Они отдали нам честь по-военному. Вначале мне показалось, что все эти люди на одно лицо из-за щетины и отпечатка, наложенного бессонницей. Но нет, они казались схожи из-за выражения глаз, у них был взгляд людей, перешедших черту, видящих то, чего не дано видеть нам — тем, кто не нужен человеческому аду.
Публицистика военных лет
ДНЕВНИК ВРЕМЕН ОККУПАЦИИ
Правда
17 июня, когда маршал Петен дал родной стране высшее доказательство своей любви к ней *, французы услышали по радио голос, уверявший их, будто Франция никогда еще не была так взыскана славой, как ныне. Ну уж нет! У нас остался единственный шанс на спасение — никогда больше не лгать самим себе.
Признаем же, что мы на дне бездны унижения. Измерить эту пропасть трезвым взглядом вовсе не значит оскорбить наших героических солдат или их командиров. Мы благодарны нашим зарубежным друзьям за хвалу, которую они нам расточают. Но мы не имеем права выколоть себе глаза, лишь бы не замечать, что величайшее в нашей истории поражение — отнюдь не случай, ее гримаса судьбы.
Только при условии, что мы осознаем как непосредственные, так и отдаленные причины разгрома, мы обретем возможность оправиться от него. И еще при условии, что все французы без различия классов и партий покаянно ударят себя в грудь.
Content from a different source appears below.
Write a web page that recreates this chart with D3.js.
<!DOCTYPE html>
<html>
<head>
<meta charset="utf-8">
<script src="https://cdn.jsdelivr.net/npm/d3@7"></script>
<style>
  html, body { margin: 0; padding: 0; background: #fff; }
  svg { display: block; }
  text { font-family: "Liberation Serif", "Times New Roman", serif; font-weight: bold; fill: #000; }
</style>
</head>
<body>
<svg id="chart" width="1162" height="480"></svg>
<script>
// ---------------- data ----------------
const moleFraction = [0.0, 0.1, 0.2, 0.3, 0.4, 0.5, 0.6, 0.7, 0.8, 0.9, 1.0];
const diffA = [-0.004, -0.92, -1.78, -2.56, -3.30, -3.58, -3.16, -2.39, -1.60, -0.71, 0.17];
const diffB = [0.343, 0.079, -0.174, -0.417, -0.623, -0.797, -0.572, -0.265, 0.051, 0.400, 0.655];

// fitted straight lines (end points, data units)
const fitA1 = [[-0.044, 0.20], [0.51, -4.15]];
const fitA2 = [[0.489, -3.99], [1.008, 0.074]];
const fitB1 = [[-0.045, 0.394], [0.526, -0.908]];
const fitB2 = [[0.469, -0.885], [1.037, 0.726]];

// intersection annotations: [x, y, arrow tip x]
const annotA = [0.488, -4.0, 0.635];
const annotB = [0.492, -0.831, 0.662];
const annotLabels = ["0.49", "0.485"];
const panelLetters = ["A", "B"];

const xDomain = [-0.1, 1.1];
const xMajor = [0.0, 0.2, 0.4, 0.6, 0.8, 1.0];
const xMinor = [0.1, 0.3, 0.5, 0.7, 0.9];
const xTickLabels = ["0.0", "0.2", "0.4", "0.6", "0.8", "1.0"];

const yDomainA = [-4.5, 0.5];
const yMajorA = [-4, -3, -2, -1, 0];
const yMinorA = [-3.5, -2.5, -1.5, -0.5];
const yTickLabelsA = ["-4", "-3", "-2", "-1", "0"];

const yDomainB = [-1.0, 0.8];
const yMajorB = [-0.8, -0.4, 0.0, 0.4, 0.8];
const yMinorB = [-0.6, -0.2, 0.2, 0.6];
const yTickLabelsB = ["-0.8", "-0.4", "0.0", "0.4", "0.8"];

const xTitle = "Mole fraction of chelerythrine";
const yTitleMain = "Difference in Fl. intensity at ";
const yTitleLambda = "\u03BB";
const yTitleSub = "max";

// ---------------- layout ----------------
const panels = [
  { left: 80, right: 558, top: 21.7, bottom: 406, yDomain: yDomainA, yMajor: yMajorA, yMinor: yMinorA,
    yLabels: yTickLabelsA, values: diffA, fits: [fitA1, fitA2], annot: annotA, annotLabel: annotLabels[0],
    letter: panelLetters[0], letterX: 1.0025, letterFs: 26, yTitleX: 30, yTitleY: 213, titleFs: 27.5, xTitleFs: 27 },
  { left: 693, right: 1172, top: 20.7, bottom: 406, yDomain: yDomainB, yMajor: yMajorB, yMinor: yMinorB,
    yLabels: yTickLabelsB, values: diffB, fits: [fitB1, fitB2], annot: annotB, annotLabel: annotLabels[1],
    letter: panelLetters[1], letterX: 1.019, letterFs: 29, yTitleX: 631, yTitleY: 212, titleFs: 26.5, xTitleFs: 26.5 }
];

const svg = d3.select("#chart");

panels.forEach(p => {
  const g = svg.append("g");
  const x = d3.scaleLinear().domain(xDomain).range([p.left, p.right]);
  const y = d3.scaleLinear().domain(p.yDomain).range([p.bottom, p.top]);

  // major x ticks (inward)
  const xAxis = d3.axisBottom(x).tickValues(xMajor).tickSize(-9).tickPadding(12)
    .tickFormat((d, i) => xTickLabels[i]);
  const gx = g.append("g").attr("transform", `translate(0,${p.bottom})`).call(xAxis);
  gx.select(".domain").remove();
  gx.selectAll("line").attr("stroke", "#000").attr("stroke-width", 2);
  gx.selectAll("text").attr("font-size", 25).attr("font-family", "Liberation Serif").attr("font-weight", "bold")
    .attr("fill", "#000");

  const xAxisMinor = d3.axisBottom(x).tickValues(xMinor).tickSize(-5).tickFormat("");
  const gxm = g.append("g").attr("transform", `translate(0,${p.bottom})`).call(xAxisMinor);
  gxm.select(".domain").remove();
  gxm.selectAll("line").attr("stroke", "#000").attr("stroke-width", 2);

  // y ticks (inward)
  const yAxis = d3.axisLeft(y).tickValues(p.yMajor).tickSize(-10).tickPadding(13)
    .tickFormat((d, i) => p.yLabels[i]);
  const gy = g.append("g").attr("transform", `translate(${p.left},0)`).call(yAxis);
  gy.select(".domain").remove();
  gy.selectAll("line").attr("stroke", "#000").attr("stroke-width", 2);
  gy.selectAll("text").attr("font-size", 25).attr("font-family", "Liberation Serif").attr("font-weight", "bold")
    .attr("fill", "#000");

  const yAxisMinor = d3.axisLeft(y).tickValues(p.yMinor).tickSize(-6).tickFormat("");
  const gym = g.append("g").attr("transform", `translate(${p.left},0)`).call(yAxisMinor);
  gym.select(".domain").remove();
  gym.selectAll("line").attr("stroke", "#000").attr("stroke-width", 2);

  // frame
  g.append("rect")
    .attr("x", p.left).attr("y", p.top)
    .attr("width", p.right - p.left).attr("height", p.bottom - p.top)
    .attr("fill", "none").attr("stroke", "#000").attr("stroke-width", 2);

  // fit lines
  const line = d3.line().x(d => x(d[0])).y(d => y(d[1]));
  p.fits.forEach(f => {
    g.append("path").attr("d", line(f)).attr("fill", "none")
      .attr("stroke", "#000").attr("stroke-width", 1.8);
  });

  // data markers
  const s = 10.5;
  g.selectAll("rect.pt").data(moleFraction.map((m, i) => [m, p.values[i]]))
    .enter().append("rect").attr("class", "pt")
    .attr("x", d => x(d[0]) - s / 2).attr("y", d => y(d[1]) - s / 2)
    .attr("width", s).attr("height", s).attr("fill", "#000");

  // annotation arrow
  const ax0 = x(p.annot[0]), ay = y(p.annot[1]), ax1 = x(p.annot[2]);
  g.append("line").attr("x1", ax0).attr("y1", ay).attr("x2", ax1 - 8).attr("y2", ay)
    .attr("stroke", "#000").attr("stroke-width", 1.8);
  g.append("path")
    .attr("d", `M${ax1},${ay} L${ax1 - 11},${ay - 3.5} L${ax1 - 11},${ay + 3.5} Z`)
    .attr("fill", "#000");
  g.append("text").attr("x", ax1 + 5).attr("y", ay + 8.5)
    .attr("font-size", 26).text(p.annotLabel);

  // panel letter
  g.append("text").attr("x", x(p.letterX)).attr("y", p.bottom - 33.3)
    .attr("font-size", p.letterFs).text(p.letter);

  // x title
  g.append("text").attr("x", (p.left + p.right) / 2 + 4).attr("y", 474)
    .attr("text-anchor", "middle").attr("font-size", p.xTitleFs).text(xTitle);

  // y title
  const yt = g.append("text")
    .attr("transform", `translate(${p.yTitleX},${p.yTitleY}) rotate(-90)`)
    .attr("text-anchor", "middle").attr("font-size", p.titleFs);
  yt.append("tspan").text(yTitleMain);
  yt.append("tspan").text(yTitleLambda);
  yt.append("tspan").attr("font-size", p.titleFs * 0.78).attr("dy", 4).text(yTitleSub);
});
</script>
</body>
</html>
Если среди них до сих пор находятся такие, что хотят свалить вину на своих братьев и снять с себя ответственность перед богом и Францией, их следует пожалеть и оставить коснеть в собственных заблуждениях. Правда, высвеченная заревом катастрофы, состоит в том, что Франция была подобна старинным домам, восхитительным и крепким с виду, но сплошь изъеденным незримыми термитами.